**RECORDS**
◇ ◇ ◇ ◇

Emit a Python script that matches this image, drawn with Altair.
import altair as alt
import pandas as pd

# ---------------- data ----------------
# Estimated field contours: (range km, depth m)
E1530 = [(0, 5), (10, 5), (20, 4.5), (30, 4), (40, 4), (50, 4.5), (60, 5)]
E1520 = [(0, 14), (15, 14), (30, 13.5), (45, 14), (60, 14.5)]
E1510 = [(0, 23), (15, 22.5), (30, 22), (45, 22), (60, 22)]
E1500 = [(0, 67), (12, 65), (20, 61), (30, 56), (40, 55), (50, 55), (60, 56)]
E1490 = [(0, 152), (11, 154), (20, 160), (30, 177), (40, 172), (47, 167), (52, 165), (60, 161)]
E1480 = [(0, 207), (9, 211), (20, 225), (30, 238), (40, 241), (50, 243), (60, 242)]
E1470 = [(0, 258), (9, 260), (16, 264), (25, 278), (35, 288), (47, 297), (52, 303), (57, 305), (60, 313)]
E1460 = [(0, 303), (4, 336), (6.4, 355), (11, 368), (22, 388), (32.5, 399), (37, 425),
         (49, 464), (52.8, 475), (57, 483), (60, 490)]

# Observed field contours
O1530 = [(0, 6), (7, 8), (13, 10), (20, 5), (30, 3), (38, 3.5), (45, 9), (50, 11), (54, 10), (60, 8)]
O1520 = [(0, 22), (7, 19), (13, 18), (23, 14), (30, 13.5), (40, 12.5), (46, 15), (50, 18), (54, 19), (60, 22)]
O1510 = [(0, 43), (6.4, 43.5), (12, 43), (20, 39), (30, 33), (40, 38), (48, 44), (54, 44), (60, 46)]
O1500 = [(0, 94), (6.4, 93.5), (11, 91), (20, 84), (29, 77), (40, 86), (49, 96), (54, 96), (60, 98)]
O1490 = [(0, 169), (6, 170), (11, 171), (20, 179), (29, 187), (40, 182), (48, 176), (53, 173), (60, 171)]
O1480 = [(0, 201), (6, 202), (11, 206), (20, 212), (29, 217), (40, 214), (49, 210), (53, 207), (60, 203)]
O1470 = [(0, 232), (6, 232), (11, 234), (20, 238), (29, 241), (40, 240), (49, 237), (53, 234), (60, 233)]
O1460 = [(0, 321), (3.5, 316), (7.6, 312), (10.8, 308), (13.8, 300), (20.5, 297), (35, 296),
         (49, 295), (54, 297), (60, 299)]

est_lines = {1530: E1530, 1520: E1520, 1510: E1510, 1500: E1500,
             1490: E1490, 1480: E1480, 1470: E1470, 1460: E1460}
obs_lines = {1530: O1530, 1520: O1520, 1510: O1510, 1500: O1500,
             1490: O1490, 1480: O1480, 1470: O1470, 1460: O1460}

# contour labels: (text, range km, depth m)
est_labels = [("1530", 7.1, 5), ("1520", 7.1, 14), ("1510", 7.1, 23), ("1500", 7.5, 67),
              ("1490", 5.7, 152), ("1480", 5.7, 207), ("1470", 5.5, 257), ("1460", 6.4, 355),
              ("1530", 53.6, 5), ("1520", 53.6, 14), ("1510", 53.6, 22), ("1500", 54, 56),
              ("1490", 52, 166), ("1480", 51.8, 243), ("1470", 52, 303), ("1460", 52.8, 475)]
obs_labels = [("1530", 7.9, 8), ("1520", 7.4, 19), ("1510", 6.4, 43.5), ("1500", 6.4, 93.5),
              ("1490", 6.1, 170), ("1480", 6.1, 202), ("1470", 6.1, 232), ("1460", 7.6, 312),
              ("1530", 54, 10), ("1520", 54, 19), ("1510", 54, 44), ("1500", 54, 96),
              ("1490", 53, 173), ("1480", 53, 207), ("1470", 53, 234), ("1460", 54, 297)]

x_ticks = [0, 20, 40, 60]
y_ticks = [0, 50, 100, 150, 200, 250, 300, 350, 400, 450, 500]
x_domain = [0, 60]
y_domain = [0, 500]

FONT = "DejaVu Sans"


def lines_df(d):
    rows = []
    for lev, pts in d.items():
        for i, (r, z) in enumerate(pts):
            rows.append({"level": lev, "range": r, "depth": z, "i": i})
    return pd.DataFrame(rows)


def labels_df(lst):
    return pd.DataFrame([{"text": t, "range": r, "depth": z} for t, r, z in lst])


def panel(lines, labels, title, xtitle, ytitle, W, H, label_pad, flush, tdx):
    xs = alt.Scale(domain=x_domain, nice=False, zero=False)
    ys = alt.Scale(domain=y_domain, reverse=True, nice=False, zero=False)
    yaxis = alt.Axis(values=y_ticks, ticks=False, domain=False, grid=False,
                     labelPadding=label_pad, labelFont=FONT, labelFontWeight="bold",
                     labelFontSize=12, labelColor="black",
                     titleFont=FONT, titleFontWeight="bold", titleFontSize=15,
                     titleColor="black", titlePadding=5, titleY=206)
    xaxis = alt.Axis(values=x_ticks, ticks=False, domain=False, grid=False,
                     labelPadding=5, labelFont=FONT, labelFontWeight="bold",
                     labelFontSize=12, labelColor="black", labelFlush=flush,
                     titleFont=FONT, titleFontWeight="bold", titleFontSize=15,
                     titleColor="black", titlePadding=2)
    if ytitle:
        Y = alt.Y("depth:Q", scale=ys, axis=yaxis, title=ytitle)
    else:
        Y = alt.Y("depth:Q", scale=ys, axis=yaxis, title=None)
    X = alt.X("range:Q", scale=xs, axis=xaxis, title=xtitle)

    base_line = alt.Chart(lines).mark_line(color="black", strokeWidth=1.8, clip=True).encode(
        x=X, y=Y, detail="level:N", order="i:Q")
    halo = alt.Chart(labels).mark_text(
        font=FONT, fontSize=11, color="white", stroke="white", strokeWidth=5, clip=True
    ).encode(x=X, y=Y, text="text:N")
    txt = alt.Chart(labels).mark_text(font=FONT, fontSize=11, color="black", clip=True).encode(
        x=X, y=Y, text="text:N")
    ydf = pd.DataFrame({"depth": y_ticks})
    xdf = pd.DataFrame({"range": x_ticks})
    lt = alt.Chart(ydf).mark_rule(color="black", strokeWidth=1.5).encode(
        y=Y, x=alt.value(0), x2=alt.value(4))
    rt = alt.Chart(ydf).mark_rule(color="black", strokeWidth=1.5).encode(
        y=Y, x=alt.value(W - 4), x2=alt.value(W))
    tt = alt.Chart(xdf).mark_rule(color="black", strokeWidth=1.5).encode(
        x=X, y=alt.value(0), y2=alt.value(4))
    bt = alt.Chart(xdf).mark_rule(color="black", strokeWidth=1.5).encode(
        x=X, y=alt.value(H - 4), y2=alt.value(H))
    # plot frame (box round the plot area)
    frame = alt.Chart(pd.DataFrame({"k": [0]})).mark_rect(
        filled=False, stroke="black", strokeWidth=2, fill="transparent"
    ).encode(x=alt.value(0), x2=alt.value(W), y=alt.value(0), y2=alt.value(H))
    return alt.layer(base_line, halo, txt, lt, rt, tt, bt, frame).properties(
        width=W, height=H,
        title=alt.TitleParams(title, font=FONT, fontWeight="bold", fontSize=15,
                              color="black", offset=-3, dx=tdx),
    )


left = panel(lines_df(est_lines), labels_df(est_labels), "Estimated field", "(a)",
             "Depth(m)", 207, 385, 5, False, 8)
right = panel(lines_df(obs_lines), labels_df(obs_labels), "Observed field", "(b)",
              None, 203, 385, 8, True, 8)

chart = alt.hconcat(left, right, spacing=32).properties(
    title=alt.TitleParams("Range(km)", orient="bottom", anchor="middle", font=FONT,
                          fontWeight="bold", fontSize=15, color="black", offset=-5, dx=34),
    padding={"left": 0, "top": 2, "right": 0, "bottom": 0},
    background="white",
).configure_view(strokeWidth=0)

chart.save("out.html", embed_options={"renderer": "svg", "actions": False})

◇ ◇ ◇ ◇

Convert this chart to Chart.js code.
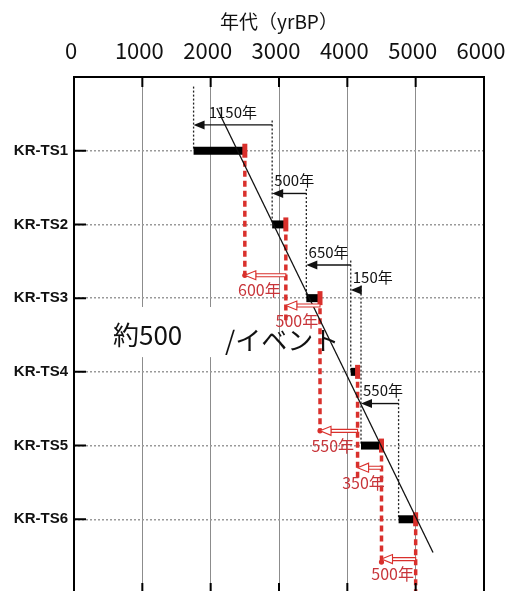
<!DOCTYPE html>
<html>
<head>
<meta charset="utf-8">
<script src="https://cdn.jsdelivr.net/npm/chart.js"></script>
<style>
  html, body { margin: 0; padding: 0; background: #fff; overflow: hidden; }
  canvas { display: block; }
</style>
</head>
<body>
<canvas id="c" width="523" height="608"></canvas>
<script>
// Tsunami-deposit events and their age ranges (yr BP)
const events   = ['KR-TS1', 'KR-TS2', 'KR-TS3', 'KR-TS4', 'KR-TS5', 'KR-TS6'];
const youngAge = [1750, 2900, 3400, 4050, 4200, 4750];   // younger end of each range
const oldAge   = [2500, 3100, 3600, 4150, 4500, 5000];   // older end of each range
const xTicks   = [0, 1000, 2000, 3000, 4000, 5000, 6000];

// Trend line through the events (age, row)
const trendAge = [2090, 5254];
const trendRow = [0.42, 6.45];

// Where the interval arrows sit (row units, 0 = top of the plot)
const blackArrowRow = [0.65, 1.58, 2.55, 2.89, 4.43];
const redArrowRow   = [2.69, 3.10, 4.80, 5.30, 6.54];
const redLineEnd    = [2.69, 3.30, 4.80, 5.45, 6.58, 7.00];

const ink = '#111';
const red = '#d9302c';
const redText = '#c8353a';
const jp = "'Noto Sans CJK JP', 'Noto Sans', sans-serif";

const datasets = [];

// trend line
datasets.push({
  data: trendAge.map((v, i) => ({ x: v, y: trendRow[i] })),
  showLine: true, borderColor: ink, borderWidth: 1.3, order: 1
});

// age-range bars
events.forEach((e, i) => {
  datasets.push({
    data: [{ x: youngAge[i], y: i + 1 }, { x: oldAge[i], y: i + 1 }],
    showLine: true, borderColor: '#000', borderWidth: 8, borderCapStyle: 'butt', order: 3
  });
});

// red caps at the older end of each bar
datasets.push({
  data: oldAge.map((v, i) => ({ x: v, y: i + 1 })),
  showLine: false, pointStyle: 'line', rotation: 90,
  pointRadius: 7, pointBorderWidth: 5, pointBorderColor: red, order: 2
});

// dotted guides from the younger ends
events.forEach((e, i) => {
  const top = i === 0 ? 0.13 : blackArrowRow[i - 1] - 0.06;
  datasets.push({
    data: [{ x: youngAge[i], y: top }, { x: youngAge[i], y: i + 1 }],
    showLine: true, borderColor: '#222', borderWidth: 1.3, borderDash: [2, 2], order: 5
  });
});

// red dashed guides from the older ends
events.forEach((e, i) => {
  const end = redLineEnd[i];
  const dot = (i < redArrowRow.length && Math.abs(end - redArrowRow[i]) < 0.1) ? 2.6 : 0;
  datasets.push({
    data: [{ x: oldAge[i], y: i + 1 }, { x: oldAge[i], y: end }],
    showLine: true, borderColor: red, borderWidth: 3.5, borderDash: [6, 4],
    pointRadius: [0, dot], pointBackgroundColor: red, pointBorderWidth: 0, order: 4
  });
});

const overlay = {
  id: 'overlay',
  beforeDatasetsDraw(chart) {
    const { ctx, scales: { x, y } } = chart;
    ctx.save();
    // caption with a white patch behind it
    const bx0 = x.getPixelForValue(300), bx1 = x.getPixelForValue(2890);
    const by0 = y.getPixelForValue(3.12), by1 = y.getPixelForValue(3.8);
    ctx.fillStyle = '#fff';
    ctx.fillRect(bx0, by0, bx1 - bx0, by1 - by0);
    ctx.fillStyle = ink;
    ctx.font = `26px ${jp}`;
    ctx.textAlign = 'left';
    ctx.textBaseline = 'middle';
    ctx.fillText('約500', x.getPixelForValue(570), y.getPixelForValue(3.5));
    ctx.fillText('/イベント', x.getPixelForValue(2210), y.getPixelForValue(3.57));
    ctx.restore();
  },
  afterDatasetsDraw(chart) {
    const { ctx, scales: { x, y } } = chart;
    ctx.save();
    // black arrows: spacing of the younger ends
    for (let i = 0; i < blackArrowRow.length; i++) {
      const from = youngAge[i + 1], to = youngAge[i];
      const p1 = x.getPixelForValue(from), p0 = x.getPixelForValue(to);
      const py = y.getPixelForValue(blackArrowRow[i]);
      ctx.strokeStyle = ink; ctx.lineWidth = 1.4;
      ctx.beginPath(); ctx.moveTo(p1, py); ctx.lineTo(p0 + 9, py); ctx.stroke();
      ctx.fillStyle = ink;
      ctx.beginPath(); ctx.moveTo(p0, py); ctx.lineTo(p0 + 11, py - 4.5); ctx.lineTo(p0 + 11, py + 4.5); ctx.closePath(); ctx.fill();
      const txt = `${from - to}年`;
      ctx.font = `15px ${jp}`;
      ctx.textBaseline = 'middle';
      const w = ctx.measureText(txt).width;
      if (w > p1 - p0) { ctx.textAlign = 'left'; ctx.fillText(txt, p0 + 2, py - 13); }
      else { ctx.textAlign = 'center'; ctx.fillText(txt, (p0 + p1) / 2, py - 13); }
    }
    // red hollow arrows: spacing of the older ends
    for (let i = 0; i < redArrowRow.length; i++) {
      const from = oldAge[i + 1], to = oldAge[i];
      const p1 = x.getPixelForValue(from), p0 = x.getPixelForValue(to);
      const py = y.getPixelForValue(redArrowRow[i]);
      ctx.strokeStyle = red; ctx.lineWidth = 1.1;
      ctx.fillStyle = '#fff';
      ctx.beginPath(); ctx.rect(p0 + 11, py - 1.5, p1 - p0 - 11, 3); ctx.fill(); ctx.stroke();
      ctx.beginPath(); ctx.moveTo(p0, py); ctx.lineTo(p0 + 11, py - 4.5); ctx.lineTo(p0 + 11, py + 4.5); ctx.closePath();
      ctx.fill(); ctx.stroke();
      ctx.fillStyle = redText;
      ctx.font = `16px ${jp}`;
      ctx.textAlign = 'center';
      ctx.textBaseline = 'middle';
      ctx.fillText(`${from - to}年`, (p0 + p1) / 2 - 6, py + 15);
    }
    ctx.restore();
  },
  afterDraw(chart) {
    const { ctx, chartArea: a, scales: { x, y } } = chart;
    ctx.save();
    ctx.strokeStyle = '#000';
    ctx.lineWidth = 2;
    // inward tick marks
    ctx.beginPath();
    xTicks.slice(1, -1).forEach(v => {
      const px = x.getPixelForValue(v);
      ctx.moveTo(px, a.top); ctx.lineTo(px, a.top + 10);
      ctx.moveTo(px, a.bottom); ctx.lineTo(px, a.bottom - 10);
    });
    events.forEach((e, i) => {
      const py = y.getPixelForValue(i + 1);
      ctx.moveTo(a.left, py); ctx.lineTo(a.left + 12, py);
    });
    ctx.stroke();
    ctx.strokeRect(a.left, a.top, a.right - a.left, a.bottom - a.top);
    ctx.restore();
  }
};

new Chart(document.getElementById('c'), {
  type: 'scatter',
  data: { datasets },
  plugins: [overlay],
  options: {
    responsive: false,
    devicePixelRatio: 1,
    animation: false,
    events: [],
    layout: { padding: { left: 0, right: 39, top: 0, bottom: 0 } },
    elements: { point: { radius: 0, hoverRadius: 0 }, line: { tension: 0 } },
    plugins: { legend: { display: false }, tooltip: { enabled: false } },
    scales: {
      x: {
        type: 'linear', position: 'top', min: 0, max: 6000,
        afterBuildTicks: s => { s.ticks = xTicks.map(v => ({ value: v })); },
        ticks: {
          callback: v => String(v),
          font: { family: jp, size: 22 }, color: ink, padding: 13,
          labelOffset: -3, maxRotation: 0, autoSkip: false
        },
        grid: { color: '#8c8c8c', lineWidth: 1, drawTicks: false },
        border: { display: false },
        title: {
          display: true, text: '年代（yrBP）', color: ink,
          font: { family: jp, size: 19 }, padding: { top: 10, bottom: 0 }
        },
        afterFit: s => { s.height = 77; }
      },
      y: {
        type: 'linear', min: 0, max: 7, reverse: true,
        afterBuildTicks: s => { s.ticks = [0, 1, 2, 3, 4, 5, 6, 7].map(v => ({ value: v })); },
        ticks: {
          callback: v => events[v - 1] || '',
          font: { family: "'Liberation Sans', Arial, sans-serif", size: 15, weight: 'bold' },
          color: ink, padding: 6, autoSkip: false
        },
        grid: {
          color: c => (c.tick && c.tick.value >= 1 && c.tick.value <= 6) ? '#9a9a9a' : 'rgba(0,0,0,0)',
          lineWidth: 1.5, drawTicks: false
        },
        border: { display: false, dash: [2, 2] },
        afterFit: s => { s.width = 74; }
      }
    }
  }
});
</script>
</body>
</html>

◇ ◇ ◇ ◇

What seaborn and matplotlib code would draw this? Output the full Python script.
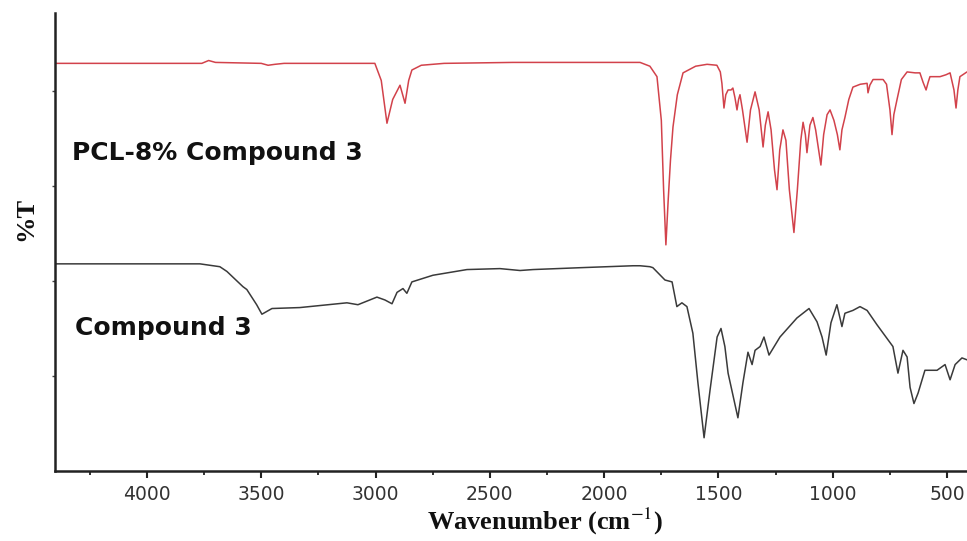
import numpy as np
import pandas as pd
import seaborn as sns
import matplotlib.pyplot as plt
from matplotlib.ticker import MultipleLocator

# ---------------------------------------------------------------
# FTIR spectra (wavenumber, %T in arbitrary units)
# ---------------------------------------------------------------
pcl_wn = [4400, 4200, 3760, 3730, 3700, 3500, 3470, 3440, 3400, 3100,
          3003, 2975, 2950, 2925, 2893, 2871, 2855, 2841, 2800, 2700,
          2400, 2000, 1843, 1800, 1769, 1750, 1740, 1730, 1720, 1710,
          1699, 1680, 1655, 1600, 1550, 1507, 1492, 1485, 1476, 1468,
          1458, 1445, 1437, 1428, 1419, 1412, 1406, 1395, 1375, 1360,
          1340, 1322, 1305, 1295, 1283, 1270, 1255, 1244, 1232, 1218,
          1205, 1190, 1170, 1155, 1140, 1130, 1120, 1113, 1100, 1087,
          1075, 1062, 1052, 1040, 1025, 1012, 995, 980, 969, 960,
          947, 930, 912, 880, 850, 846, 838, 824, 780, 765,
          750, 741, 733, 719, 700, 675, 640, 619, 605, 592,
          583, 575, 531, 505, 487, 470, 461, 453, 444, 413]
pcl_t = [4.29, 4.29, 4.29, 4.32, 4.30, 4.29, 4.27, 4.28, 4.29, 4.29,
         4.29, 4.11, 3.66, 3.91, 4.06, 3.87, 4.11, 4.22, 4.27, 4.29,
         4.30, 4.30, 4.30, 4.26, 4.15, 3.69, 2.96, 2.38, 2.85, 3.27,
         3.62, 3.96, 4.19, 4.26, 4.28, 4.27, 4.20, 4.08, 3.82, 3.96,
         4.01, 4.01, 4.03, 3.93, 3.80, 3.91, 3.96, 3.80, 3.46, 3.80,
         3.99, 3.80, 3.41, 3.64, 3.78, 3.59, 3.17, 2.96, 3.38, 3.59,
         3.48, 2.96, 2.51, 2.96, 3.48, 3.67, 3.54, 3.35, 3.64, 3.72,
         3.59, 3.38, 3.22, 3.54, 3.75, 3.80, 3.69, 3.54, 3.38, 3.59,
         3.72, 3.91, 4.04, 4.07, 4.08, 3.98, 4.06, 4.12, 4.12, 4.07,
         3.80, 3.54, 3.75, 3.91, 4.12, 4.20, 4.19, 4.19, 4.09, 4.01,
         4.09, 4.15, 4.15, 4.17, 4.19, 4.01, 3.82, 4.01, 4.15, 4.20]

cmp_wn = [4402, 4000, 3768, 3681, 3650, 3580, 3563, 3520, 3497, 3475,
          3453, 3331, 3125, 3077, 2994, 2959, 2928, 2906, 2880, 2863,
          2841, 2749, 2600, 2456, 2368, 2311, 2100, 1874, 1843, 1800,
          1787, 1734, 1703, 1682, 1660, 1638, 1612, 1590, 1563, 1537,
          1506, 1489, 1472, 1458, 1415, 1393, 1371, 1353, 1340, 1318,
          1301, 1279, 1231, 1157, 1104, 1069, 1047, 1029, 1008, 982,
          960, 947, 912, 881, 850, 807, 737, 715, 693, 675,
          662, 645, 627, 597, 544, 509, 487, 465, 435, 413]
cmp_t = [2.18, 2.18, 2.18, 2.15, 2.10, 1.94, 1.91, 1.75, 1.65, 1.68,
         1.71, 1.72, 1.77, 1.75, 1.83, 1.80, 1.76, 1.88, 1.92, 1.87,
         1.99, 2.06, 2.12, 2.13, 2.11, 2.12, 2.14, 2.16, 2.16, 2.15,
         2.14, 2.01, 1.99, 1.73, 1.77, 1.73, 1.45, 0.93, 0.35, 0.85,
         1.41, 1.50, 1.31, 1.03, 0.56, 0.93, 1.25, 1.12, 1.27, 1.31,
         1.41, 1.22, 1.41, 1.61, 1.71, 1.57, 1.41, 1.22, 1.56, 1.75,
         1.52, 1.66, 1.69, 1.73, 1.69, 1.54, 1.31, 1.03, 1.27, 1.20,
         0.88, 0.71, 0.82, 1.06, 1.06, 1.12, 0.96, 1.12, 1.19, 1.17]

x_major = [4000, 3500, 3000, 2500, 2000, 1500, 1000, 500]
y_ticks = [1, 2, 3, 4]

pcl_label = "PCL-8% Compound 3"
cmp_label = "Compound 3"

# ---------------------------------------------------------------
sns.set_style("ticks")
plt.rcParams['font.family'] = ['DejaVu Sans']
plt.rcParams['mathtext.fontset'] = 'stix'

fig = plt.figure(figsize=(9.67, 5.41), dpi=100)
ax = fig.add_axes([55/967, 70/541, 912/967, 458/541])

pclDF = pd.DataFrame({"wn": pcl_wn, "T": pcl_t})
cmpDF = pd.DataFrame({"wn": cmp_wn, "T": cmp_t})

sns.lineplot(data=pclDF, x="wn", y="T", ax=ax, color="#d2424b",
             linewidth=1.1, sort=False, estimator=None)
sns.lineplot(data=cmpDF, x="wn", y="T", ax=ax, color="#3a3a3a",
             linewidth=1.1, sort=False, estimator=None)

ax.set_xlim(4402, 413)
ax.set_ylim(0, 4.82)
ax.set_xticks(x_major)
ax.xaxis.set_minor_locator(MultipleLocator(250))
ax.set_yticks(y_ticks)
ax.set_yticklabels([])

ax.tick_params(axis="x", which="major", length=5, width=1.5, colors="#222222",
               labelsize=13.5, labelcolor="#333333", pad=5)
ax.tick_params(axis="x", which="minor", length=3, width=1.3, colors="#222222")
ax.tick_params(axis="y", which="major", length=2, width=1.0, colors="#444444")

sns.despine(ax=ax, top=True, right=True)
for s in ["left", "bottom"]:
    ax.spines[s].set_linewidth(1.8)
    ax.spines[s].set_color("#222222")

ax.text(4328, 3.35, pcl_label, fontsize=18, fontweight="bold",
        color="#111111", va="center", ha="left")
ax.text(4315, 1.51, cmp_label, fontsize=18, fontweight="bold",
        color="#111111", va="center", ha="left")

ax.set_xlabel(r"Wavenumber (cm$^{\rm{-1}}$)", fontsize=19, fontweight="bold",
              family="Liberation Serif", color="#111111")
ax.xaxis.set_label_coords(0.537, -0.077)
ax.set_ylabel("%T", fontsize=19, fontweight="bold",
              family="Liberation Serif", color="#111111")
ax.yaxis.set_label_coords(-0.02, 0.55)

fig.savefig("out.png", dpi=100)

◇ ◇ ◇ ◇

Repeat, word for word, the lines of the material above from the one holding "What seaborn and" through the one holding "from matplotlib.ticker import MultipleLocator". Leave out pictures.

**OUTPUT OF THE TASK**
What seaborn and matplotlib code would draw this? Output the full Python script.
import numpy as np
import pandas as pd
import seaborn as sns
import matplotlib.pyplot as plt
from matplotlib.ticker import MultipleLocator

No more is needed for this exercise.